:: Objective ::
Check each line of the listing below for the string "draw", and copy the ones that have it.

:: Given information ::

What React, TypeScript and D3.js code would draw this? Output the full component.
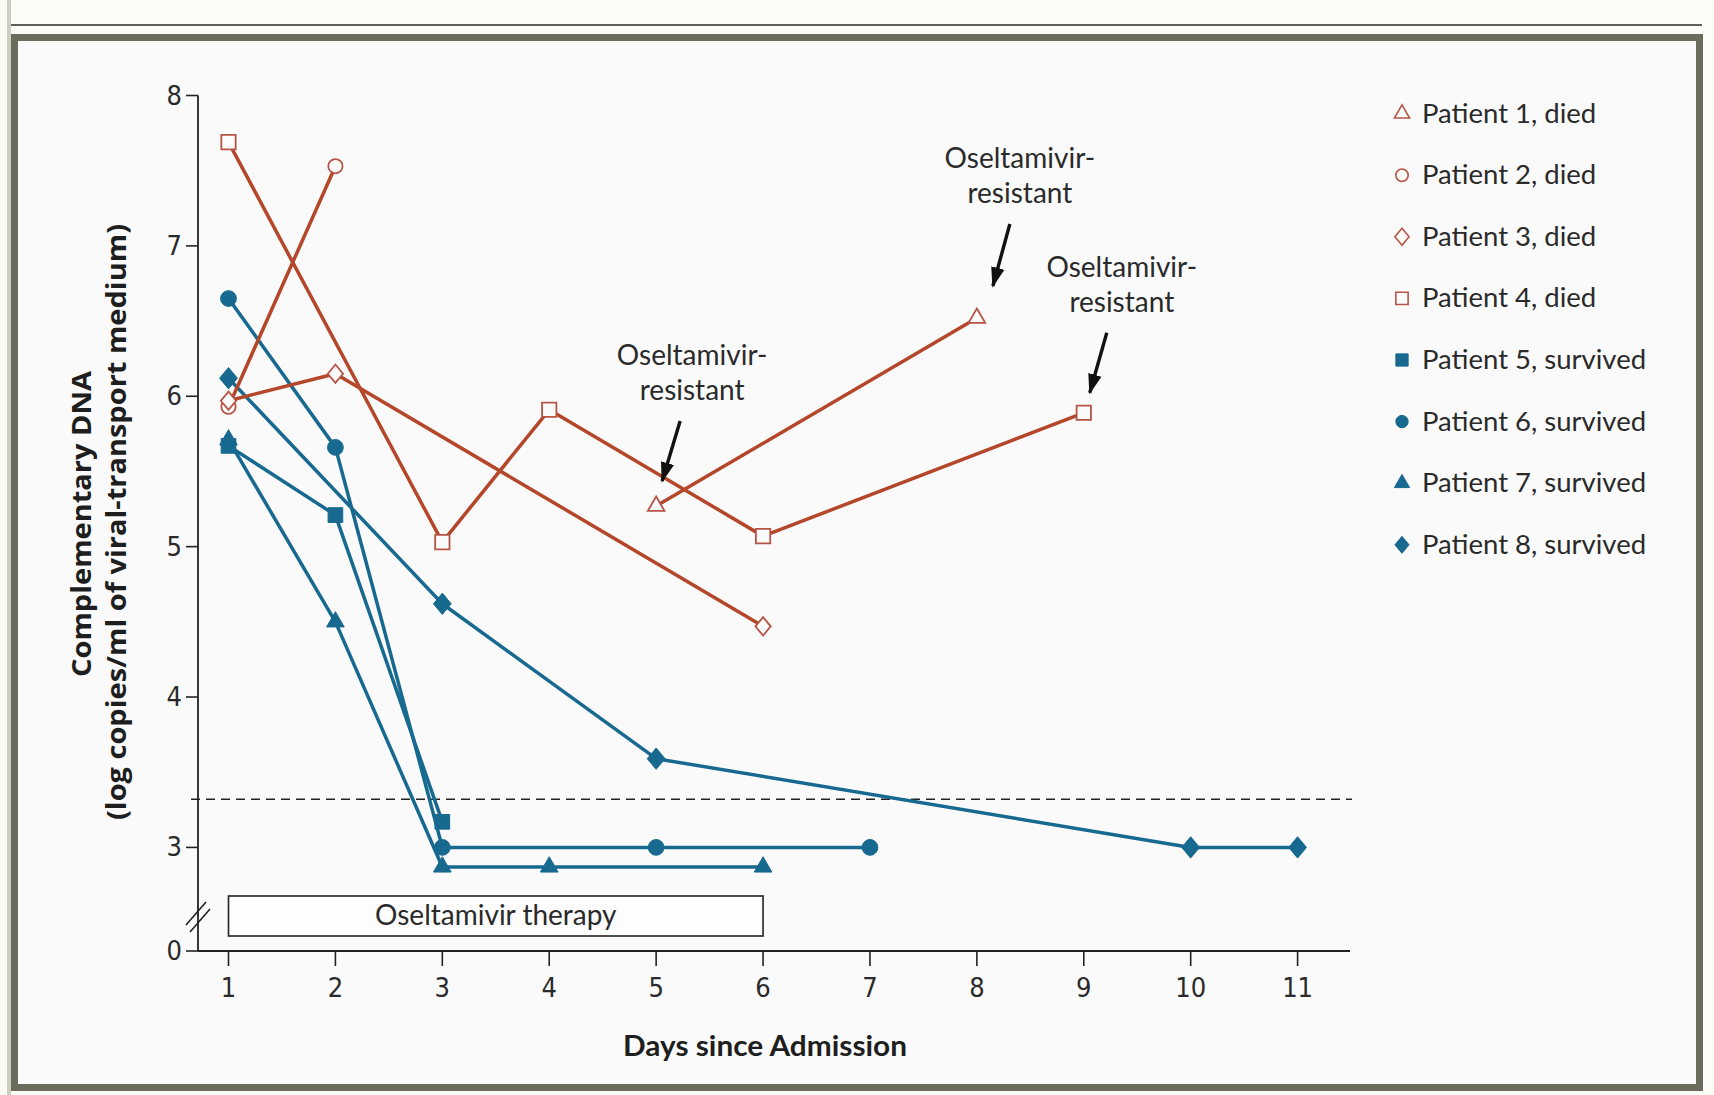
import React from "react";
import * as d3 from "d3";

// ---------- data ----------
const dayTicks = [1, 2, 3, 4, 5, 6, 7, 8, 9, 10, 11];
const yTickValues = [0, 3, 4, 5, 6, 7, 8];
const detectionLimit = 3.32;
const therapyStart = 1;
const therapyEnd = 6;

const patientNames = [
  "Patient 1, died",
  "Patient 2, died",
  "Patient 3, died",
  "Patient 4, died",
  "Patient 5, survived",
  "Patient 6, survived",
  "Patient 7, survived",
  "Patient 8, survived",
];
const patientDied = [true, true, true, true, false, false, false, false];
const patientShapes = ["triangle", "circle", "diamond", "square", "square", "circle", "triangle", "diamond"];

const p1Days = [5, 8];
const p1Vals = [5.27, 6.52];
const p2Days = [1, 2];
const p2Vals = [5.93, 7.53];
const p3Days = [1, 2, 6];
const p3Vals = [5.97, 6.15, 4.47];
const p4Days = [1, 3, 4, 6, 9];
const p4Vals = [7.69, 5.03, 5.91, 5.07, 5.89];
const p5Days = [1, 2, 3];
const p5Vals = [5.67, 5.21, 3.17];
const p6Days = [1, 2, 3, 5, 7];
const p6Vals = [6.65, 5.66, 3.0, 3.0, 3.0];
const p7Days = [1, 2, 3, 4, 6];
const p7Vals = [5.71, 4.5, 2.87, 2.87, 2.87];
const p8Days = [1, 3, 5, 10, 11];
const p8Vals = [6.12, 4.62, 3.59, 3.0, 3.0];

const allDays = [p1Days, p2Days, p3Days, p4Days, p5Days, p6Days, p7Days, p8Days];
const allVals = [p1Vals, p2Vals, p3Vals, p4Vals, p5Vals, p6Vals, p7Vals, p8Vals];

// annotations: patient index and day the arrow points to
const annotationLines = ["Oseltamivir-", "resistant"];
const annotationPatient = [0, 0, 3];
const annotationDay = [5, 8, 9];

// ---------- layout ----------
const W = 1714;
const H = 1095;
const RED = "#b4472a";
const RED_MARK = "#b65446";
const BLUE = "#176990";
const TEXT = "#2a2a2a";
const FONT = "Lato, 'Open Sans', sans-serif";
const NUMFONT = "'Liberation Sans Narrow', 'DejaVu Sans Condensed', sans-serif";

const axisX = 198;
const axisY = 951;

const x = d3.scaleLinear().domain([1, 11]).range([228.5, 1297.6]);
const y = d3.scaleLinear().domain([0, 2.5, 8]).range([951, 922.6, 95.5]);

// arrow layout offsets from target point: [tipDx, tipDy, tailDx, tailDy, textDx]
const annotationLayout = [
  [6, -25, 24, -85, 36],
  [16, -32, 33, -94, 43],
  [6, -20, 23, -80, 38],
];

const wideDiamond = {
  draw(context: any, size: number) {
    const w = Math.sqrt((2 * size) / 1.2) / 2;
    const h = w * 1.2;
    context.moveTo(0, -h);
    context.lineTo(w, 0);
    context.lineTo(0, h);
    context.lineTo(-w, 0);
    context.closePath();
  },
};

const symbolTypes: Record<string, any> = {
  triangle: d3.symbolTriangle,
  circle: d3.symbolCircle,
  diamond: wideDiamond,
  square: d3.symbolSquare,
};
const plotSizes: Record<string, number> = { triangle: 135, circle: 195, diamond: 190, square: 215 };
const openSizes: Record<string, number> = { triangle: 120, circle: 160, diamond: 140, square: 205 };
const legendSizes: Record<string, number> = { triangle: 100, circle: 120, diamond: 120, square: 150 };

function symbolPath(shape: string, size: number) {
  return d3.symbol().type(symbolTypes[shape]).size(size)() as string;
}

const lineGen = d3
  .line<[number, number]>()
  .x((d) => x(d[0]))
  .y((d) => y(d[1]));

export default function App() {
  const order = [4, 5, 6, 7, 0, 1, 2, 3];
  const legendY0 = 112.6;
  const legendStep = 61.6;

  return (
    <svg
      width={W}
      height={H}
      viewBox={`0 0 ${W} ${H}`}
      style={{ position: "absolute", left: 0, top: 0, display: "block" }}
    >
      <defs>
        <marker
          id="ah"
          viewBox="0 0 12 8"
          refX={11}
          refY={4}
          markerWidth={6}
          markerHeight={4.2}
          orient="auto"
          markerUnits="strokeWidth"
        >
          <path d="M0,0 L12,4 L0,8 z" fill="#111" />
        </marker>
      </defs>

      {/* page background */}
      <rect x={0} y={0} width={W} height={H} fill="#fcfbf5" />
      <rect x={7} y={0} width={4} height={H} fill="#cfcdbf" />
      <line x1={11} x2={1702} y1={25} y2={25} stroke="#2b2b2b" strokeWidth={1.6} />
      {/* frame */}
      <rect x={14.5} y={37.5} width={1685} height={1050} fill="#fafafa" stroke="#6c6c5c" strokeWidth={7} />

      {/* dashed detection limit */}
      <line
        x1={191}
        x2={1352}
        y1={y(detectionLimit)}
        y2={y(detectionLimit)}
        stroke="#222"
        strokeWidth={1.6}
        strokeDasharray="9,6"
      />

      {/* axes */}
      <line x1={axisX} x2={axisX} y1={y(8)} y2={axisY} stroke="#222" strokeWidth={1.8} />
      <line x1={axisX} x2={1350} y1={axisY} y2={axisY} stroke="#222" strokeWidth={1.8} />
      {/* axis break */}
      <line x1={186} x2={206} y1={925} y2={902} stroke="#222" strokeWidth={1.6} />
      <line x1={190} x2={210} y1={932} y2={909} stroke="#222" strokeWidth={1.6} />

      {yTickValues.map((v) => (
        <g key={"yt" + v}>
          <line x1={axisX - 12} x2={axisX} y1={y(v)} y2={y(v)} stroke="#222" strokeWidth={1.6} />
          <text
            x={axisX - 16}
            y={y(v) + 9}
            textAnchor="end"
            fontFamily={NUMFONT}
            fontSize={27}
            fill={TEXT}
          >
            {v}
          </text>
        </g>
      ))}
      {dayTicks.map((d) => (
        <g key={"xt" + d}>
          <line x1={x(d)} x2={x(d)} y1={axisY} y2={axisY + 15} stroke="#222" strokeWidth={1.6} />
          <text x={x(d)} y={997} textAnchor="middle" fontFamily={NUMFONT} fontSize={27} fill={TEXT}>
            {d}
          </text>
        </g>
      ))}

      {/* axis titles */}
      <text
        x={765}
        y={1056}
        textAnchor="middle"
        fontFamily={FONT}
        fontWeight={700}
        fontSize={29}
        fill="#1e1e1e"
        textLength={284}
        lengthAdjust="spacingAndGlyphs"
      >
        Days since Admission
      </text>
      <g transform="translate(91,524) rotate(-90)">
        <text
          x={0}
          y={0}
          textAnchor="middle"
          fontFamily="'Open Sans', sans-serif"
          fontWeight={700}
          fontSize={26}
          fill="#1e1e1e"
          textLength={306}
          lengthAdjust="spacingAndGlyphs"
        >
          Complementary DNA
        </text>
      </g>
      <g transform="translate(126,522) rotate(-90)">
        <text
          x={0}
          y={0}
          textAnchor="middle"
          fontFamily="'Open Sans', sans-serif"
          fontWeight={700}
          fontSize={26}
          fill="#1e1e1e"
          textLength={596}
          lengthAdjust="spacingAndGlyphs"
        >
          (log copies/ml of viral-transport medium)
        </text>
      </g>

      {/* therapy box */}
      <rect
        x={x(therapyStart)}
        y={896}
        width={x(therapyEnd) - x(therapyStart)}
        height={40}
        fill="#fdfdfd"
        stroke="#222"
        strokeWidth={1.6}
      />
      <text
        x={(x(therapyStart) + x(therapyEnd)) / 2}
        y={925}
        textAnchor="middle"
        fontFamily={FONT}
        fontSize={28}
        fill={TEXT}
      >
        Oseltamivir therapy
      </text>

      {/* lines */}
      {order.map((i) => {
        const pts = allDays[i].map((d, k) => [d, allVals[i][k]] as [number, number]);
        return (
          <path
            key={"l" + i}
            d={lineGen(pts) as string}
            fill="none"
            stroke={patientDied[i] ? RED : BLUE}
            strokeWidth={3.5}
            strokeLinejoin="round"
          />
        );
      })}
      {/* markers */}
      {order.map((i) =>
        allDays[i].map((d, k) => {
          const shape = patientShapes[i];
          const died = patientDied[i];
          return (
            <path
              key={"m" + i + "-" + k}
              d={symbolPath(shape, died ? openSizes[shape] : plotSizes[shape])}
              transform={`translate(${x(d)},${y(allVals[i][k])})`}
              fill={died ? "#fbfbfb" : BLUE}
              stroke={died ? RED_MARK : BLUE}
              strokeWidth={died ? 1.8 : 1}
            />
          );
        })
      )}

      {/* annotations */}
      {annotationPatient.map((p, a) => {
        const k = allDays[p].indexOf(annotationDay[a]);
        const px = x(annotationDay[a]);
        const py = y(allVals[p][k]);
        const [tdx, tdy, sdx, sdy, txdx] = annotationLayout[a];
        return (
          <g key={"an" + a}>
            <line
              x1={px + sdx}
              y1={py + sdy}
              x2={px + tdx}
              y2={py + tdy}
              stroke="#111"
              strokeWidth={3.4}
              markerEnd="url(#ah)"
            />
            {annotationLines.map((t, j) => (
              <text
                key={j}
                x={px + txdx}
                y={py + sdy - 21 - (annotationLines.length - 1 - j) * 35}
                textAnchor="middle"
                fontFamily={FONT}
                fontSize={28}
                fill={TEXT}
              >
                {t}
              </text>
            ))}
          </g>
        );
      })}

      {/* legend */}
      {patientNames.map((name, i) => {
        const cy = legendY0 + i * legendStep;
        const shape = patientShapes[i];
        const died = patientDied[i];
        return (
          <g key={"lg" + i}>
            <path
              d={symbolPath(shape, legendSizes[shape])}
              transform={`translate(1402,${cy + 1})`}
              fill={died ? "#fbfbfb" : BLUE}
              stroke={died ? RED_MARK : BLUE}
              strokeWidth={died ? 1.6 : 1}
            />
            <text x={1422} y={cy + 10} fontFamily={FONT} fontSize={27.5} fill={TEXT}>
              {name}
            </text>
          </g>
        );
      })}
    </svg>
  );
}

:: Exercise solution ::
What React, TypeScript and D3.js code would draw this? Output the full component.
  draw(context: any, size: number) {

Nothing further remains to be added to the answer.